There we go! Sutton displaying that White Man's Afro that showed up in Dodgers pictures repeatedly in the late 1970s when he was at his peak.

That's another thing that bugs me about using all those early photos. It's an arguable point, but Sutton was at his best for the Dodgers from around 1974 until he left via free agency after the 1980 season. We need more card pictures from those times!

So we finally get one. But I'm sure you've been waiting for almost three paragraphs now to note what is Extremely Time Inappropriate about this card.

Yes, it says "1960s" while using a photo from the 1970s, probably from the 1977 or 1978 postseason. Oof.

Topps continues to write about the 1960s on the back, so it clearly intended to focus on the '60s with this card, mentioning his 209 strikeouts in 1966. If that's what the card meant by "Decade's Best," OK. But his best decade was the '70s.

I wonder with the photo mix-up though if this is a case of "time out of mind."

Maybe the '60s and '70s are so long ago for the youthful editors at Topps that it's difficult for them to tell the difference? I know I'm getting older and workers are getting younger, but really all you got to do is compare dates.

Also I'm wondering if there is some sort of weird stipulation in the licensing agreement with Sutton that says Topps needs to use photos of young, straight-haired Sutton. If that's the case, I'm grateful for the 2020 card slip-up.

I'm hoping if there are more cards of Sutton in the future, we get ones of the Sutton I saw. That would be time appropriate for me.


Tony said…
A blatant recent example of this is the 2023 Topps Mark McGwire 1988 tribute. Anyone who would be interested in a McGwire card with this design remembers what he looked like at the time, and his ‘88 card was pretty memorable especially with the rookie cup and collecting interest following a historic rookie of the year season. So Topps goes with an ‘88 tribute of McGwire in his goatee, long hair, and - let’s say - further enhanced physique of approximately 1996-97, right before he was traded to the Cardinals. Just seems lazy and a real missed opportunity for fans of that era.
Angus said…
Lazy work by the people choosing the photos to match the sets.
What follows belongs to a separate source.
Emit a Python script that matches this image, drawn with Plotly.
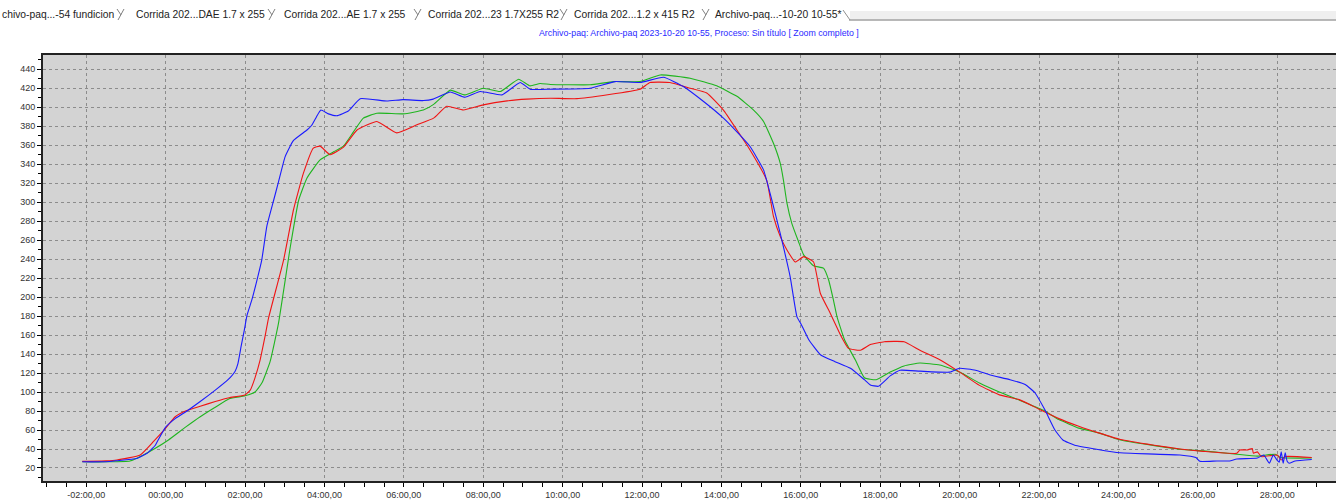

And if you ask me to describe Sutton, I'll mention the curly hair.
bryan was here said…
And I notice that Topps has been using repeats for their photos in their more recent selections. It's getting to be Panini-style levels of laziness. Shame, because I actually love those cards.
Bo said…
You clearly put a lot more time and thought into that Sutton card than topps did.
Yep, Sutton had the frizzed perm going when he played in Atlanta, and while he was broadcasting too.
Nick Vossbrink said…
These are small details but they're also 100% the kinds of things that determine whether or not something works. Definitely feels like there's no one at Topps who cares about getting these right though.
Brett Alan said…
In my radio days, it wasn't unusual for my bosses to program a calendar-based special program and then put the wrong stuff in. I'd offer to check the lists for errors, but no dice. I once got yelled at for substituting "Darkness On The Edge Of Town" for "Jersey Girl" in an hour of songs from 1978--"Jersey Girl" was released in 1984.

Then there was the time that a programmer thought a good choice to spotlight a female artist was Jane's Addiction.
Fuji said…
When I think of Sutton... I think of his perm. But one of my biggest flaws is that I don't play close enough attention to my cards, so I didn't realize that he has so many cards with photos without it until seeing all of these cards.
Jon said…
I think it's a combination of the kids at Topps not knowing/not caring, as well as them thinking that no one buying their products will know or care either.